Num esforço para responder aos apelos de uma opinião pública que revela dúvidas em relação ao apoio financeiro dado pela Alemanha aos países periféricos da zona euro, Angela Merkel parece não ter escolhido os indicadores mais correctos.

Tanto ao nível das férias que são gozadas, como da idade a que é pedida a reforma, a Alemanha, mostram os indicadores publicados pela Organização para a Cooperação e Desenvolvimento Económico, não apresenta um cenário de maior exigência e austeridade.

A líder do executivo alemão disse que gregos, espanhóis e portugueses "não devem poder ir para a reforma mais cedo" do que os alemães. As estatísticas disponíveis revelam que isso não acontece neste momento. Segundo os dados publicados este ano pela OCDE, relativos a 2009, a idade legal de reforma é exactamente igual na Alemanha, Portugal, Espanha e Grécia: 65 anos. A diferença é que, na Alemanha, já foi aprovada legislação que prevê a subida para 67 anos, mas esta deve ser feita, de forma muito progressiva, entre 2012 e 2029.

Mas, mais importante do que a análise da idade legal de reforma é a da idade em que efectivamente as pessoas se reformam, uma vez que nesse caso já se levam em conta eventuais incentivos existentes na lei, ou para antecipar a idade da reforma ou para adiá-la. E, neste capítulo, a Alemanha não é o exemplo que Merkel pretende apresentar. No caso dos homens, em média, a idade efectiva de reforma é de 61,8 anos, diz a OCDE. Nas mulheres de 60,5 anos. Números mais baixos do que os registados em Portugal, onde a idade efectiva de reforma é de 67 anos nos homens e 63,6 anos nas mulheres. A Grécia e a Espanha registam também valores ligeiramente acima dos alemães.

E, nos últimos tempos, os países periféricos têm adoptado medidas que podem levar a uma subida significativa da idade de reforma efectiva. Em Portugal, a reforma do sistema de segurança social realizada em 2005 faz depender o valor da pensão a receber da evolução da esperança de vida. Se esta aumentar, um trabalhador terá, se quiser receber a reforma por inteiro, de trabalhar durante mais tempo, para lá dos 65 anos. Na Grécia, o Governo adoptou, no âmbito do programa de ajuda financeira, medidas destinadas a limitar o número de reformas antecipadas.

Merkel deixou também a entender, nas suas declarações de ontem, que uns países têm muitas férias (os periféricos) e outros poucas (Alemanha).

No que diz respeito ao número mínimo de dias de férias e aos feriados, Portugal tem, de facto, uma legislação mais generosa do que a Alemanha.

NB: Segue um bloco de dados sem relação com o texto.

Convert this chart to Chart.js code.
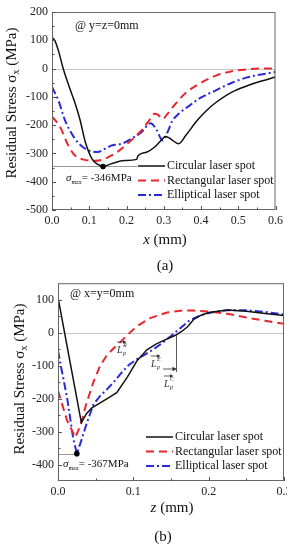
<!DOCTYPE html>
<html>
<head>
<meta charset="utf-8">
<script src="https://cdn.jsdelivr.net/npm/chart.js@4.4.1/dist/chart.umd.min.js"></script>
<style>
  html, body { margin: 0; padding: 0; background: #fff; overflow: hidden; }
  #wrap { position: relative; width: 287px; height: 546px; overflow: hidden; }
  #chartA { position: absolute; left: 0; top: 0; }
  #chartB { position: absolute; left: 0; top: 272px; }
</style>
</head>
<body>
<div id="wrap">
  <canvas id="chartA" width="287" height="280" style="width:287px;height:280px"></canvas>
  <canvas id="chartB" width="300" height="274" style="width:300px;height:274px"></canvas>
</div>
<script>
const seriesNames = ['Circular laser spot', 'Rectangular laser spot', 'Elliptical laser spot'];

// (a) stress along x, at y=z=0
const aCircX = [0, 0.008, 0.018, 0.03, 0.045, 0.06, 0.075, 0.09, 0.107, 0.122, 0.137, 0.16, 0.195, 0.227, 0.231, 0.255, 0.275, 0.29, 0.305, 0.32, 0.34, 0.36, 0.39, 0.415, 0.44, 0.483, 0.528, 0.56, 0.6];
const aCircY = [110, 98, 60, 0, -60, -115, -180, -262, -318, -338, -346, -336, -325, -321, -308, -295, -278, -258, -240, -250, -266, -235, -183, -148, -120, -83, -59, -45, -30];
const aRectX = [0, 0.012, 0.025, 0.04, 0.06, 0.085, 0.115, 0.14, 0.16, 0.18, 0.2, 0.22, 0.24, 0.26, 0.275, 0.285, 0.297, 0.31, 0.33, 0.36, 0.4, 0.44, 0.48, 0.52, 0.56, 0.6];
const aRectY = [-170, -188, -215, -262, -305, -322, -326, -320, -307, -290, -268, -245, -219, -185, -160, -164, -178, -160, -127, -85, -50, -25, -10, -3, 0, 0];
const aEllX = [0, 0.017, 0.035, 0.06, 0.08, 0.1, 0.123, 0.14, 0.16, 0.187, 0.213, 0.24, 0.265, 0.28, 0.297, 0.31, 0.323, 0.34, 0.37, 0.395, 0.44, 0.483, 0.528, 0.6];
const aEllY = [-65, -112, -183, -245, -275, -290, -295, -285, -272, -266, -248, -225, -193, -215, -254, -225, -185, -160, -130, -106, -77, -50, -30, -12];
const aXTicks = [0, 0.1, 0.2, 0.3, 0.4, 0.5, 0.6];
const aYTicks = [200, 100, 0, -100, -200, -300, -400, -500];

// (b) stress along depth z, at x=y=0
const bCircX = [0, 0.031, 0.038, 0.045, 0.056, 0.068, 0.078, 0.092, 0.105, 0.118, 0.13, 0.142, 0.156, 0.165, 0.172, 0.18, 0.19, 0.2, 0.225, 0.25, 0.275, 0.3];
const bCircY = [107, -273, -245, -228, -213, -196, -182, -135, -85, -52, -35, -22, -8, 5, 18, 40, 53, 61, 69, 65, 58, 52];
const bRectX = [0, 0.012, 0.023, 0.03, 0.037, 0.047, 0.056, 0.065, 0.075, 0.083, 0.093, 0.105, 0.123, 0.145, 0.165, 0.18, 0.2, 0.225, 0.25, 0.275, 0.3];
const bRectY = [-176, -266, -318, -280, -220, -150, -100, -68, -45, -28, -5, 20, 45, 61, 67, 67, 64, 57, 46, 36, 27];
const bEllX = [0, 0.005, 0.012, 0.02, 0.025, 0.032, 0.038, 0.047, 0.056, 0.065, 0.074, 0.083, 0.094, 0.105, 0.116, 0.127, 0.138, 0.15, 0.163, 0.175, 0.19, 0.205, 0.225, 0.25, 0.275, 0.3];
const bEllY = [-55, -115, -196, -318, -367, -320, -276, -218, -192, -172, -150, -125, -98, -80, -66, -50, -32, -10, 15, 38, 53, 62, 68, 68, 63, 55];
const bXTicks = [0, 0.1, 0.2, 0.3];
const bYTicks = [100, 0, -100, -200, -300, -400];
const bLpC = 0.157; // depth where the circular spot curve turns tensile

const SERIF = "'Liberation Serif', 'Times New Roman', serif";
const RED = '#e8262d';
const BLUE = '#2a2ad6';

function fnt(size, style) {
  return (style ? style + ' ' : '') + size + 'px ' + SERIF;
}

function drawRuns(ctx, x, y, runs) {
  runs.forEach(r => {
    ctx.font = r.font;
    ctx.fillText(r.text, x, y + (r.dy || 0));
    x += ctx.measureText(r.text).width;
  });
  return x;
}

function runsWidth(ctx, runs) {
  let w = 0;
  runs.forEach(r => { ctx.font = r.font; w += ctx.measureText(r.text).width; });
  return w;
}

function arrow(ctx, x1, y, x2, head) {
  ctx.beginPath(); ctx.moveTo(x1, y); ctx.lineTo(x2, y); ctx.stroke();
  ctx.beginPath();
  ctx.moveTo(x2, y);
  ctx.lineTo(x2 - head, y - head * 0.55);
  ctx.lineTo(x2 - head, y + head * 0.55);
  ctx.closePath(); ctx.fill();
}

function drawLp(ctx, x, y, sup) {
  ctx.font = fnt(10, 'italic'); ctx.fillText('L', x, y);
  ctx.font = fnt(6, 'italic'); ctx.fillText('p', x + 6, y + 2);
  ctx.fillText(sup, x + 6, y - 6);
  arrow(ctx, x, y - 11, x + 9, 3);
}

function series(xs, ys, color, dash, width, dotIdx) {
  return {
    data: xs.map((x, i) => ({ x: x, y: ys[i] })),
    borderColor: color,
    borderDash: dash,
    borderWidth: width,
    pointRadius: ctx => ctx.dataIndex === dotIdx ? 2.8 : 0,
    pointBackgroundColor: '#000',
    pointBorderColor: '#000',
    pointBorderWidth: 0,
    fill: false
  };
}

// zero line, peak line, frame, inward ticks, legend, titles
const extras = {
  id: 'extras',
  beforeDatasetsDraw(chart, args, o) {
    const { ctx, chartArea: a, scales: { x, y } } = chart;
    ctx.save();
    ctx.lineWidth = 1;
    ctx.strokeStyle = '#c8c8c8';
    const y0 = Math.round(y.getPixelForValue(0)) + 0.5;
    ctx.beginPath(); ctx.moveTo(a.left, y0); ctx.lineTo(a.right, y0); ctx.stroke();
    ctx.strokeStyle = '#999';
    const yp = Math.round(y.getPixelForValue(o.peak)) + 0.5;
    ctx.beginPath(); ctx.moveTo(a.left, yp); ctx.lineTo(x.getPixelForValue(o.peakLineTo), yp); ctx.stroke();
    ctx.restore();
  },
  afterDraw(chart, args, o) {
    const { ctx, chartArea: a, scales: { x, y } } = chart;
    ctx.save();
    ctx.strokeStyle = '#666';
    ctx.lineWidth = 1;
    ctx.strokeRect(a.left + 0.5, a.top + 0.5, a.right - a.left - 1, a.bottom - a.top - 1);

    // inward ticks, major and minor
    ctx.strokeStyle = '#555';
    const xt = o.xTicks, yt = o.yTicks;
    ctx.beginPath();
    xt.forEach(v => { const p = Math.round(x.getPixelForValue(v)) + 0.5; ctx.moveTo(p, a.bottom); ctx.lineTo(p, a.bottom - 4); });
    xt.slice(1).forEach((v, i) => { const p = Math.round(x.getPixelForValue((v + xt[i]) / 2)) + 0.5; ctx.moveTo(p, a.bottom); ctx.lineTo(p, a.bottom - 2.5); });
    yt.forEach(v => { const p = Math.round(y.getPixelForValue(v)) + 0.5; ctx.moveTo(a.left, p); ctx.lineTo(a.left + 4, p); });
    yt.slice(1).forEach((v, i) => { const p = Math.round(y.getPixelForValue((v + yt[i]) / 2)) + 0.5; ctx.moveTo(a.left, p); ctx.lineTo(a.left + 2.5, p); });
    ctx.stroke();

    // legend
    ctx.textBaseline = 'middle';
    ctx.fillStyle = '#111';
    chart.data.datasets.forEach((ds, i) => {
      const ly = o.legend.y + i * o.legend.dy;
      ctx.save();
      ctx.strokeStyle = ds.borderColor;
      ctx.lineWidth = ds.borderWidth;
      ctx.setLineDash(ds.borderDash || []);
      ctx.beginPath(); ctx.moveTo(o.legend.x1, ly); ctx.lineTo(o.legend.x2, ly); ctx.stroke();
      ctx.restore();
      ctx.font = fnt(12);
      ctx.fillText(ds.label, o.legend.x2 + 2, ly);
    });

    // position note and peak value
    ctx.textBaseline = 'alphabetic';
    ctx.font = fnt(12);
    ctx.fillText(o.note, o.notePos[0], o.notePos[1]);
    drawRuns(ctx, o.peakPos[0], o.peakPos[1], [
      { text: 'σ', font: fnt(11, 'italic') },
      { text: 'max', font: fnt(6), dy: 3 },
      { text: '= ' + o.peak + 'MPa', font: fnt(11) }
    ]);

    // axis titles
    ctx.textBaseline = 'middle';
    const xr = [{ text: o.xVar, font: fnt(15, 'italic') }, { text: ' (mm)', font: fnt(15) }];
    drawRuns(ctx, o.xTitle[0] - runsWidth(ctx, xr) / 2, o.xTitle[1], xr);
    const yr = [
      { text: 'Residual Stress σ', font: fnt(15) },
      { text: 'x', font: fnt(10), dy: 4 },
      { text: ' (MPa)', font: fnt(15) }
    ];
    ctx.save();
    ctx.translate(o.yTitle[0], o.yTitle[1]);
    ctx.rotate(-Math.PI / 2);
    drawRuns(ctx, -runsWidth(ctx, yr) / 2, 0, yr);
    ctx.restore();
    ctx.font = fnt(15);
    ctx.textAlign = 'center';
    ctx.fillText(o.panel, o.panelPos[0], o.panelPos[1]);
    ctx.restore();

    if (o.more) o.more(chart);
  }
};

function drawLengthMarks(chart) {
  const { ctx, scales: { x, y } } = chart;
  ctx.save();
  ctx.strokeStyle = '#333';
  ctx.fillStyle = '#333';
  ctx.lineWidth = 0.8;
  const vx = Math.round(x.getPixelForValue(bLpC)) + 0.5;
  ctx.beginPath(); ctx.moveTo(vx, y.getPixelForValue(-6)); ctx.lineTo(vx, 100); ctx.stroke();
  arrow(ctx, 163, 97, vx, 4);
  ctx.textBaseline = 'alphabetic';
  drawLp(ctx, 117, 81, 'R');
  drawLp(ctx, 151, 95, 'E');
  drawLp(ctx, 164, 115, 'C');
  ctx.restore();
}

function makeChart(id, sets, xr, yr, xTicks, yTicks, yWidth, xHeight, pad, plug) {
  return new Chart(document.getElementById(id), {
    type: 'line',
    data: { datasets: sets },
    options: {
      responsive: false,
      animation: false,
      layout: { padding: pad },
      plugins: { legend: { display: false }, tooltip: { enabled: false }, extras: plug },
      elements: { line: { cubicInterpolationMode: 'monotone' } },
      scales: {
        x: {
          type: 'linear', min: xr[0], max: xr[1],
          afterBuildTicks: s => { s.ticks = xTicks.map(v => ({ value: v })); },
          afterFit: s => { s.height = xHeight; },
          grid: { display: false, drawTicks: false },
          border: { display: false },
          ticks: { autoSkip: false, maxRotation: 0, padding: 4, color: '#222', font: { family: SERIF, size: 12 }, callback: v => v.toFixed(1) }
        },
        y: {
          type: 'linear', min: yr[0], max: yr[1],
          afterBuildTicks: s => { s.ticks = yTicks.map(v => ({ value: v })); },
          afterFit: s => { s.width = yWidth; },
          grid: { display: false, drawTicks: false },
          border: { display: false },
          ticks: { autoSkip: false, padding: 4, color: '#222', font: { family: SERIF, size: 12 }, callback: v => String(v) }
        }
      }
    },
    plugins: [extras]
  });
}

const aPeak = Math.min(...aCircY);
const setsA = [
  series(aCircX, aCircY, '#111', [], 1.5, aCircY.indexOf(aPeak)),
  series(aRectX, aRectY, RED, [8, 5], 2),
  series(aEllX, aEllY, BLUE, [8, 3, 2, 3], 2)
];
setsA.forEach((s, i) => { s.label = seriesNames[i]; });
makeChart('chartA', setsA, [0, 0.6], [-500, 200], aXTicks, aYTicks, 52, 70,
  { left: 0, top: 12, right: 10, bottom: 0 },
  {
    xTicks: aXTicks, yTicks: aYTicks,
    peak: aPeak, peakLineTo: 0.229,
    legend: { x1: 138, x2: 165, y: 166, dy: 14.5 },
    note: '@ y=z=0mm', notePos: [75, 29],
    peakPos: [66, 181],
    xVar: 'x', xTitle: [165, 240],
    yTitle: [12, 103],
    panel: '(a)', panelPos: [165, 266]
  });

const bPeak = Math.min(...bEllY);
const setsB = [
  series(bCircX, bCircY, '#111', [], 1.5),
  series(bRectX, bRectY, RED, [8, 5], 2),
  series(bEllX, bEllY, BLUE, [8, 3, 2, 3], 2, bEllY.indexOf(bPeak))
];
setsB.forEach((s, i) => { s.label = seriesNames[i]; s.tension = 0; s.cubicInterpolationMode = 'default'; });
makeChart('chartB', setsB, [0, 0.3], [-450, 150], bXTicks, bYTicks, 58, 65,
  { left: 0, top: 11, right: 16, bottom: 0 },
  {
    xTicks: bXTicks, yTicks: bYTicks,
    peak: bPeak, peakLineTo: bEllX[bEllY.indexOf(bPeak)],
    legend: { x1: 146, x2: 173, y: 165, dy: 14.5 },
    note: '@ x=y=0mm', notePos: [70, 25],
    peakPos: [63, 195],
    xVar: 'z', xTitle: [172, 236],
    yTitle: [20, 107],
    panel: '(b)', panelPos: [163, 265],
    more: drawLengthMarks
  });
</script>
</body>
</html>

Em Portugal, cada trabalhador tem no mínimo 22 dias de férias, mais três, no caso de não ter faltado no ano anterior. Na Alemanha, o mínimo assegurado é de apenas 20 dias, o mesmo que a Grécia e menos dois que a Espanha. Em Portugal, ao longo do ano, também há mais três feriados que na Alemanha.

No entanto, mais uma vez, entre o que está definido na lei como mínimo e aquilo que acontece efectivamente, há diferenças importantes. Segundo os dados da OCDE, nos acordos realizados na contratação colectiva (que na Alemanha têm um grande peso), o número médio de dias de férias anuais ascende a 30 dias, mais do que os 24,5 de Portugal ou que os 23 dias da Grécia.

Este é um dos factores, em conjunto com o facto de o número de horas de trabalho semanal na Alemanha ser inferior aos dos países periféricos, que faz com que, em todas as estatísticas disponíveis, o país governado por Angela Merkel seja um dos que menos horas anuais por trabalhador apresenta. De acordo com a OCDE, na Alemanha, cada trabalhador está ao serviço em média por ano 1380 horas. Em Portugal, esse indicador chega às 1719 horas. E, na Grécia, a principal visada das críticas de Merkel, supera as 2000 horas. Aparentemente, não é por trabalharem pouco tempo que os países periféricos estão em crise.